== Data lines

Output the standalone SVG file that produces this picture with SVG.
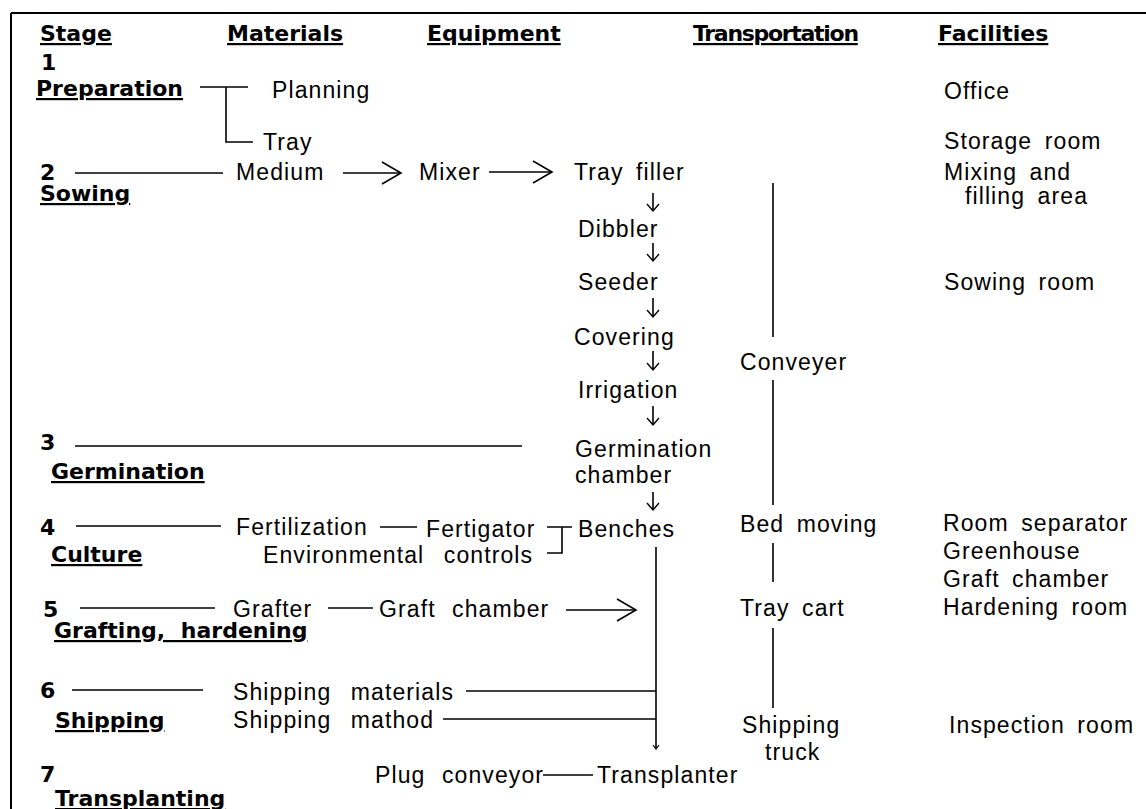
<svg xmlns="http://www.w3.org/2000/svg" width="1146" height="809" viewBox="0 0 1146 809">
<style>
text{font-family:"Liberation Sans",Arial,sans-serif;font-size:23px;fill:#000;letter-spacing:1.1px;word-spacing:5px}
.b{font-family:"DejaVu Sans",sans-serif;font-size:22px;font-weight:bold;letter-spacing:0;word-spacing:0}
.u{text-decoration:underline}
line,path.c{stroke:#000;stroke-width:1.6;fill:none}
</style>
<defs>
<marker id="chev" markerUnits="userSpaceOnUse" markerWidth="26" markerHeight="28" viewBox="-22 -14 26 28" refX="0" refY="0" orient="auto" overflow="visible"><path d="M-19,-11 L0,0 L-19,11" fill="none" stroke="#000" stroke-width="1.6"/></marker>
<marker id="sm" markerUnits="userSpaceOnUse" markerWidth="12" markerHeight="14" viewBox="-8 -7 10 14" refX="0" refY="0" orient="auto" overflow="visible"><path d="M-7,-6 L0,0 L-7,6" fill="none" stroke="#000" stroke-width="1.4"/></marker>
<marker id="tiny" markerUnits="userSpaceOnUse" markerWidth="8" markerHeight="8" viewBox="-5 -4 6 8" refX="0" refY="0" orient="auto" overflow="visible"><path d="M-4,-3 L0,0 L-4,3" fill="none" stroke="#000" stroke-width="1.2"/></marker>
</defs>
<rect width="1146" height="809" fill="#fff"/>
<g id="frame"><line x1="11" y1="13" x2="1146" y2="13" style="stroke-width:2"/><line x1="11" y1="13" x2="11" y2="809" style="stroke-width:2"/></g>

<g id="headers">
<text class="b u" x="40" y="41">Stage</text>
<text class="b u" x="227" y="41">Materials</text>
<text class="b u" x="427" y="41">Equipment</text>
<text class="b u" x="693" y="41" style="letter-spacing:-1.3px">Transportation</text>
<text class="b u" x="938" y="41">Facilities</text>
</g>

<g id="stage1"><text class="b" x="41" y="70">1</text><text class="b u" x="36" y="96">Preparation</text></g>
<g id="stage2"><text class="b" x="40" y="180">2</text><text class="b u" x="40" y="201">Sowing</text></g>
<g id="stage3"><text class="b" x="40" y="450">3</text><text class="b u" x="51" y="479">Germination</text></g>
<g id="stage4"><text class="b" x="40" y="535">4</text><text class="b u" x="51" y="562">Culture</text></g>
<g id="stage5"><text class="b" x="43" y="617">5</text><text class="b u" x="54" y="638" style="word-spacing:8px">Grafting, hardening</text></g>
<g id="stage6"><text class="b" x="40" y="698">6</text><text class="b u" x="55" y="728">Shipping</text></g>
<g id="stage7"><text class="b" x="40" y="782">7</text><text class="b u" x="55" y="806">Transplanting</text></g>

<g id="materials">
<text id="planning" x="272" y="98">Planning</text>
<text id="tray" x="263" y="150">Tray</text>
<text id="medium" x="236" y="180">Medium</text>
<text id="fertilization" x="236" y="535">Fertilization</text>
<text id="envcontrols" x="263" y="563" style="word-spacing:12px">Environmental controls</text>
<text id="grafter" x="233" y="617">Grafter</text>
<text id="shipmat" x="233" y="700" style="word-spacing:12px">Shipping materials</text>
<text id="shipmeth" x="233" y="728" style="word-spacing:12px">Shipping mathod</text>
</g>

<g id="equipment">
<text id="mixer" x="419" y="180">Mixer</text>
<text id="trayfiller" x="574" y="180">Tray filler</text>
<text id="dibbler" x="578" y="237">Dibbler</text>
<text id="seeder" x="578" y="290">Seeder</text>
<text id="covering" x="574" y="345">Covering</text>
<text id="irrigation" x="578" y="398">Irrigation</text>
<text id="germchamber" x="575" y="457">Germination<tspan x="575" y="483">chamber</tspan></text>
<text id="fertigator" x="426" y="537">Fertigator</text>
<text id="benches" x="578" y="537">Benches</text>
<text id="graftchamber" x="379" y="617" style="word-spacing:9px">Graft chamber</text>
<text id="plugconveyor" x="375" y="783" style="word-spacing:9px">Plug conveyor</text>
<text id="transplanter" x="597" y="783">Transplanter</text>
</g>

<g id="transportation">
<text id="conveyer" x="740" y="370">Conveyer</text>
<text id="bedmoving" x="740" y="532">Bed moving</text>
<text id="traycart" x="740" y="616">Tray cart</text>
<text id="shiptruck" x="742" y="733">Shipping<tspan x="765" y="760">truck</tspan></text>
</g>

<g id="facilities">
<text id="office" x="944" y="99">Office</text>
<text id="storage" x="944" y="149">Storage room</text>
<text id="mixing" x="944" y="180">Mixing and<tspan x="965" y="204">filling area</tspan></text>
<text id="sowingroom" x="944" y="290">Sowing room</text>
<text id="roomsep" x="943" y="531">Room separator</text>
<text id="greenhouse" x="943" y="559">Greenhouse</text>
<text id="graftch" x="943" y="587">Graft chamber</text>
<text id="hardening" x="943" y="615">Hardening room</text>
<text id="inspection" x="949" y="733">Inspection room</text>
</g>

<g id="connectors">
<line x1="200" y1="87" x2="248" y2="87"/>
<path class="c" d="M226,87 V142 H253"/>
<line x1="75" y1="173" x2="223" y2="173"/>
<line x1="343" y1="173" x2="401" y2="173" marker-end="url(#chev)"/>
<line x1="489" y1="172" x2="552" y2="172" marker-end="url(#chev)"/>
<line x1="653" y1="193" x2="653" y2="211" marker-end="url(#sm)"/>
<line x1="653" y1="243" x2="653" y2="261" marker-end="url(#sm)"/>
<line x1="653" y1="298" x2="653" y2="317" marker-end="url(#sm)"/>
<line x1="653" y1="351" x2="653" y2="370" marker-end="url(#sm)"/>
<line x1="653" y1="406" x2="653" y2="425" marker-end="url(#sm)"/>
<line x1="653" y1="492" x2="653" y2="510" marker-end="url(#sm)"/>
<line x1="75" y1="446" x2="522" y2="446"/>
<line x1="76" y1="526" x2="221" y2="526"/>
<line x1="380" y1="527" x2="417" y2="527"/>
<path class="c" d="M547,527 H572 M562,527 V553 H547"/>
<line x1="656" y1="547" x2="656" y2="749" marker-end="url(#tiny)"/>
<line x1="80" y1="608" x2="215" y2="608"/>
<line x1="328" y1="608" x2="373" y2="608"/>
<line x1="566" y1="610" x2="636" y2="610" marker-end="url(#chev)"/>
<line x1="72" y1="690" x2="203" y2="690"/>
<line x1="466" y1="691" x2="656" y2="691"/>
<line x1="443" y1="719" x2="656" y2="719"/>
<line x1="543" y1="775" x2="593" y2="775"/>
<line x1="773" y1="183" x2="773" y2="337"/>
<line x1="773" y1="380" x2="773" y2="505"/>
<line x1="773" y1="543" x2="773" y2="582"/>
<line x1="773" y1="628" x2="773" y2="708"/>
</g>
</svg>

====

Reproduce all of the material exactly, apart from the pictures.

Output the standalone SVG file that produces this picture with SVG.
<svg xmlns="http://www.w3.org/2000/svg" width="1146" height="809" viewBox="0 0 1146 809">
<style>
text{font-family:"Liberation Sans",Arial,sans-serif;font-size:23px;fill:#000;letter-spacing:1.1px;word-spacing:5px}
.b{font-family:"DejaVu Sans",sans-serif;font-size:22px;font-weight:bold;letter-spacing:0;word-spacing:0}
.u{text-decoration:underline}
line,path.c{stroke:#000;stroke-width:1.6;fill:none}
</style>
<defs>
<marker id="chev" markerUnits="userSpaceOnUse" markerWidth="26" markerHeight="28" viewBox="-22 -14 26 28" refX="0" refY="0" orient="auto" overflow="visible"><path d="M-19,-11 L0,0 L-19,11" fill="none" stroke="#000" stroke-width="1.6"/></marker>
<marker id="sm" markerUnits="userSpaceOnUse" markerWidth="12" markerHeight="14" viewBox="-8 -7 10 14" refX="0" refY="0" orient="auto" overflow="visible"><path d="M-7,-6 L0,0 L-7,6" fill="none" stroke="#000" stroke-width="1.4"/></marker>
<marker id="tiny" markerUnits="userSpaceOnUse" markerWidth="8" markerHeight="8" viewBox="-5 -4 6 8" refX="0" refY="0" orient="auto" overflow="visible"><path d="M-4,-3 L0,0 L-4,3" fill="none" stroke="#000" stroke-width="1.2"/></marker>
</defs>
<rect width="1146" height="809" fill="#fff"/>
<g id="frame"><line x1="11" y1="13" x2="1146" y2="13" style="stroke-width:2"/><line x1="11" y1="13" x2="11" y2="809" style="stroke-width:2"/></g>

<g id="headers">
<text class="b u" x="40" y="41">Stage</text>
<text class="b u" x="227" y="41">Materials</text>
<text class="b u" x="427" y="41">Equipment</text>
<text class="b u" x="693" y="41" style="letter-spacing:-1.3px">Transportation</text>
<text class="b u" x="938" y="41">Facilities</text>
</g>

<g id="stage1"><text class="b" x="41" y="70">1</text><text class="b u" x="36" y="96">Preparation</text></g>
<g id="stage2"><text class="b" x="40" y="180">2</text><text class="b u" x="40" y="201">Sowing</text></g>
<g id="stage3"><text class="b" x="40" y="450">3</text><text class="b u" x="51" y="479">Germination</text></g>
<g id="stage4"><text class="b" x="40" y="535">4</text><text class="b u" x="51" y="562">Culture</text></g>
<g id="stage5"><text class="b" x="43" y="617">5</text><text class="b u" x="54" y="638" style="word-spacing:8px">Grafting, hardening</text></g>
<g id="stage6"><text class="b" x="40" y="698">6</text><text class="b u" x="55" y="728">Shipping</text></g>
<g id="stage7"><text class="b" x="40" y="782">7</text><text class="b u" x="55" y="806">Transplanting</text></g>

<g id="materials">
<text id="planning" x="272" y="98">Planning</text>
<text id="tray" x="263" y="150">Tray</text>
<text id="medium" x="236" y="180">Medium</text>
<text id="fertilization" x="236" y="535">Fertilization</text>
<text id="envcontrols" x="263" y="563" style="word-spacing:12px">Environmental controls</text>
<text id="grafter" x="233" y="617">Grafter</text>
<text id="shipmat" x="233" y="700" style="word-spacing:12px">Shipping materials</text>
<text id="shipmeth" x="233" y="728" style="word-spacing:12px">Shipping mathod</text>
</g>

<g id="equipment">
<text id="mixer" x="419" y="180">Mixer</text>
<text id="trayfiller" x="574" y="180">Tray filler</text>
<text id="dibbler" x="578" y="237">Dibbler</text>
<text id="seeder" x="578" y="290">Seeder</text>
<text id="covering" x="574" y="345">Covering</text>
<text id="irrigation" x="578" y="398">Irrigation</text>
<text id="germchamber" x="575" y="457">Germination<tspan x="575" y="483">chamber</tspan></text>
<text id="fertigator" x="426" y="537">Fertigator</text>
<text id="benches" x="578" y="537">Benches</text>
<text id="graftchamber" x="379" y="617" style="word-spacing:9px">Graft chamber</text>
<text id="plugconveyor" x="375" y="783" style="word-spacing:9px">Plug conveyor</text>
<text id="transplanter" x="597" y="783">Transplanter</text>
</g>

<g id="transportation">
<text id="conveyer" x="740" y="370">Conveyer</text>
<text id="bedmoving" x="740" y="532">Bed moving</text>
<text id="traycart" x="740" y="616">Tray cart</text>
<text id="shiptruck" x="742" y="733">Shipping<tspan x="765" y="760">truck</tspan></text>
</g>

<g id="facilities">
<text id="office" x="944" y="99">Office</text>
<text id="storage" x="944" y="149">Storage room</text>
<text id="mixing" x="944" y="180">Mixing and<tspan x="965" y="204">filling area</tspan></text>
<text id="sowingroom" x="944" y="290">Sowing room</text>
<text id="roomsep" x="943" y="531">Room separator</text>
<text id="greenhouse" x="943" y="559">Greenhouse</text>
<text id="graftch" x="943" y="587">Graft chamber</text>
<text id="hardening" x="943" y="615">Hardening room</text>
<text id="inspection" x="949" y="733">Inspection room</text>
</g>

<g id="connectors">
<line x1="200" y1="87" x2="248" y2="87"/>
<path class="c" d="M226,87 V142 H253"/>
<line x1="75" y1="173" x2="223" y2="173"/>
<line x1="343" y1="173" x2="401" y2="173" marker-end="url(#chev)"/>
<line x1="489" y1="172" x2="552" y2="172" marker-end="url(#chev)"/>
<line x1="653" y1="193" x2="653" y2="211" marker-end="url(#sm)"/>
<line x1="653" y1="243" x2="653" y2="261" marker-end="url(#sm)"/>
<line x1="653" y1="298" x2="653" y2="317" marker-end="url(#sm)"/>
<line x1="653" y1="351" x2="653" y2="370" marker-end="url(#sm)"/>
<line x1="653" y1="406" x2="653" y2="425" marker-end="url(#sm)"/>
<line x1="653" y1="492" x2="653" y2="510" marker-end="url(#sm)"/>
<line x1="75" y1="446" x2="522" y2="446"/>
<line x1="76" y1="526" x2="221" y2="526"/>
<line x1="380" y1="527" x2="417" y2="527"/>
<path class="c" d="M547,527 H572 M562,527 V553 H547"/>
<line x1="656" y1="547" x2="656" y2="749" marker-end="url(#tiny)"/>
<line x1="80" y1="608" x2="215" y2="608"/>
<line x1="328" y1="608" x2="373" y2="608"/>
<line x1="566" y1="610" x2="636" y2="610" marker-end="url(#chev)"/>
<line x1="72" y1="690" x2="203" y2="690"/>
<line x1="466" y1="691" x2="656" y2="691"/>
<line x1="443" y1="719" x2="656" y2="719"/>
<line x1="543" y1="775" x2="593" y2="775"/>
<line x1="773" y1="183" x2="773" y2="337"/>
<line x1="773" y1="380" x2="773" y2="505"/>
<line x1="773" y1="543" x2="773" y2="582"/>
<line x1="773" y1="628" x2="773" y2="708"/>
</g>
</svg>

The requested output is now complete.